Request:
Reproduce the listing word for word. Skip any image.

Dataset excerpt:
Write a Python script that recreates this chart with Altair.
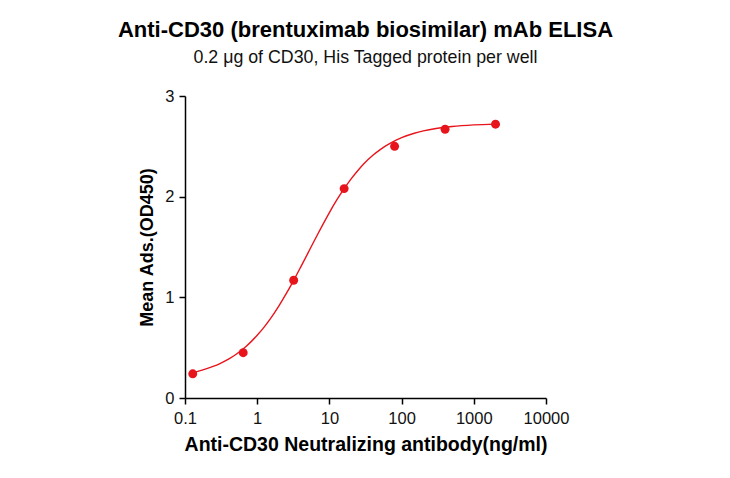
import altair as alt
import pandas as pd

# measured points (5-fold dilution series)
conc = [0.128, 0.64, 3.2, 16, 80, 400, 2000]
od = [0.24, 0.45, 1.17, 2.08, 2.50, 2.67, 2.72]
err = [0.04, 0.02, 0.02, 0.02, 0.02, 0.01, 0.01]

# fitted curve
curve_x = [0.128, 0.15, 0.2, 0.25, 0.3, 0.4, 0.5, 0.7, 1, 1.2, 1.5, 2, 2.5, 3, 4,
           5, 6, 7, 8, 10, 12, 15, 20, 25, 30, 40, 50, 70, 100, 150, 200, 300,
           500, 1000, 2000]
curve_y = [0.254, 0.265, 0.291, 0.316, 0.340, 0.386, 0.430, 0.512, 0.623, 0.689,
           0.781, 0.916, 1.032, 1.132, 1.30, 1.434, 1.545, 1.637, 1.715, 1.842,
           1.940, 2.05, 2.177, 2.263, 2.327, 2.411, 2.465, 2.531, 2.586, 2.630,
           2.653, 2.677, 2.697, 2.713, 2.721]

x_ticks = [0.1, 1, 10, 100, 1000, 10000]
y_ticks = [0, 1, 2, 3]

pts = pd.DataFrame({"x": conc, "y": od,
                    "lo": [v - e for v, e in zip(od, err)],
                    "hi": [v + e for v, e in zip(od, err)]})
cur = pd.DataFrame({"x": curve_x, "y": curve_y})

FONT = "Liberation Sans"
RED = "#e8141c"

xs = alt.Scale(type="log", domain=[0.1, 10000])
ys = alt.Scale(domain=[0, 3])

xaxis = alt.Axis(values=x_ticks, labelExpr="format(datum.value, '~g')",
                 title="Anti-CD30 Neutralizing antibody(ng/ml)", grid=False,
                 domainColor="#000", domainWidth=1.5, tickColor="#000",
                 tickWidth=1.5, tickSize=6, labelFontSize=16.5, labelColor="#111",
                 labelFont=FONT, titleFont=FONT, titleFontSize=19.5,
                 titleFontWeight="bold", titleColor="#000", labelPadding=6,
                 titlePadding=9, labelFlush=False, labelOverlap=False)
yaxis = alt.Axis(values=y_ticks, format="d", title="Mean Ads.(OD450)", grid=False,
                 domainColor="#000", domainWidth=1.5, tickColor="#000",
                 tickWidth=1.5, tickSize=6, labelFontSize=16.5, labelColor="#111",
                 labelFont=FONT, titleFont=FONT, titleFontSize=18,
                 titleFontWeight="bold", titleColor="#000", labelPadding=5,
                 titlePadding=8)

line = alt.Chart(cur).mark_line(color=RED, strokeWidth=1.4, interpolate="monotone").encode(
    x=alt.X("x:Q", scale=xs, axis=xaxis),
    y=alt.Y("y:Q", scale=ys, axis=yaxis),
)
bars = alt.Chart(pts).mark_rule(color=RED, strokeWidth=1.5).encode(
    x="x:Q", y="lo:Q", y2="hi:Q")
dots = alt.Chart(pts).mark_point(filled=True, color=RED, size=80, opacity=1).encode(
    x="x:Q", y="y:Q")

chart = (line + bars + dots).properties(
    width=361, height=302,
    title=alt.TitleParams(
        text="Anti-CD30 (brentuximab biosimilar) mAb ELISA",
        subtitle="0.2 μg of CD30, His Tagged protein per well\u00a0\u00a0\u00a0\u00a0",
        font=FONT, fontSize=22, fontWeight="bold", color="#000",
        subtitleFont=FONT, subtitleFontSize=17.8, subtitleColor="#111",
        subtitlePadding=7, anchor="middle", offset=20),
    autosize=alt.AutoSizeParams(type="none"),
    padding={"left": 177, "top": 88, "right": 170, "bottom": 70},
    background="white",
).configure_view(strokeWidth=0, stroke=None)

chart.save("out.html", embed_options={"renderer": "svg", "actions": False})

Written solution:
Write a Python script that recreates this chart with Altair.
import altair as alt
import pandas as pd

# measured points (5-fold dilution series)
conc = [0.128, 0.64, 3.2, 16, 80, 400, 2000]
od = [0.24, 0.45, 1.17, 2.08, 2.50, 2.67, 2.72]
err = [0.04, 0.02, 0.02, 0.02, 0.02, 0.01, 0.01]

# fitted curve
curve_x = [0.128, 0.15, 0.2, 0.25, 0.3, 0.4, 0.5, 0.7, 1, 1.2, 1.5, 2, 2.5, 3, 4,
           5, 6, 7, 8, 10, 12, 15, 20, 25, 30, 40, 50, 70, 100, 150, 200, 300,
           500, 1000, 2000]
curve_y = [0.254, 0.265, 0.291, 0.316, 0.340, 0.386, 0.430, 0.512, 0.623, 0.689,
           0.781, 0.916, 1.032, 1.132, 1.30, 1.434, 1.545, 1.637, 1.715, 1.842,
           1.940, 2.05, 2.177, 2.263, 2.327, 2.411, 2.465, 2.531, 2.586, 2.630,
           2.653, 2.677, 2.697, 2.713, 2.721]

x_ticks = [0.1, 1, 10, 100, 1000, 10000]
y_ticks = [0, 1, 2, 3]

pts = pd.DataFrame({"x": conc, "y": od,
                    "lo": [v - e for v, e in zip(od, err)],
                    "hi": [v + e for v, e in zip(od, err)]})
cur = pd.DataFrame({"x": curve_x, "y": curve_y})

FONT = "Liberation Sans"
RED = "#e8141c"

xs = alt.Scale(type="log", domain=[0.1, 10000])
ys = alt.Scale(domain=[0, 3])

xaxis = alt.Axis(values=x_ticks, labelExpr="format(datum.value, '~g')",
                 title="Anti-CD30 Neutralizing antibody(ng/ml)", grid=False,
                 domainColor="#000", domainWidth=1.5, tickColor="#000",
                 tickWidth=1.5, tickSize=6, labelFontSize=16.5, labelColor="#111",
                 labelFont=FONT, titleFont=FONT, titleFontSize=19.5,
                 titleFontWeight="bold", titleColor="#000", labelPadding=6,
                 titlePadding=9, labelFlush=False, labelOverlap=False)
yaxis = alt.Axis(values=y_ticks, format="d", title="Mean Ads.(OD450)", grid=False,
                 domainColor="#000", domainWidth=1.5, tickColor="#000",
                 tickWidth=1.5, tickSize=6, labelFontSize=16.5, labelColor="#111",
                 labelFont=FONT, titleFont=FONT, titleFontSize=18,
                 titleFontWeight="bold", titleColor="#000", labelPadding=5,
                 titlePadding=8)

line = alt.Chart(cur).mark_line(color=RED, strokeWidth=1.4, interpolate="monotone").encode(
    x=alt.X("x:Q", scale=xs, axis=xaxis),
    y=alt.Y("y:Q", scale=ys, axis=yaxis),
)
bars = alt.Chart(pts).mark_rule(color=RED, strokeWidth=1.5).encode(
    x="x:Q", y="lo:Q", y2="hi:Q")
dots = alt.Chart(pts).mark_point(filled=True, color=RED, size=80, opacity=1).encode(
    x="x:Q", y="y:Q")

chart = (line + bars + dots).properties(
    width=361, height=302,
    title=alt.TitleParams(
        text="Anti-CD30 (brentuximab biosimilar) mAb ELISA",
        subtitle="0.2 μg of CD30, His Tagged protein per well\u00a0\u00a0\u00a0\u00a0",
        font=FONT, fontSize=22, fontWeight="bold", color="#000",
        subtitleFont=FONT, subtitleFontSize=17.8, subtitleColor="#111",
        subtitlePadding=7, anchor="middle", offset=20),
    autosize=alt.AutoSizeParams(type="none"),
    padding={"left": 177, "top": 88, "right": 170, "bottom": 70},
    background="white",
).configure_view(strokeWidth=0, stroke=None)

chart.save("out.html", embed_options={"renderer": "svg", "actions": False})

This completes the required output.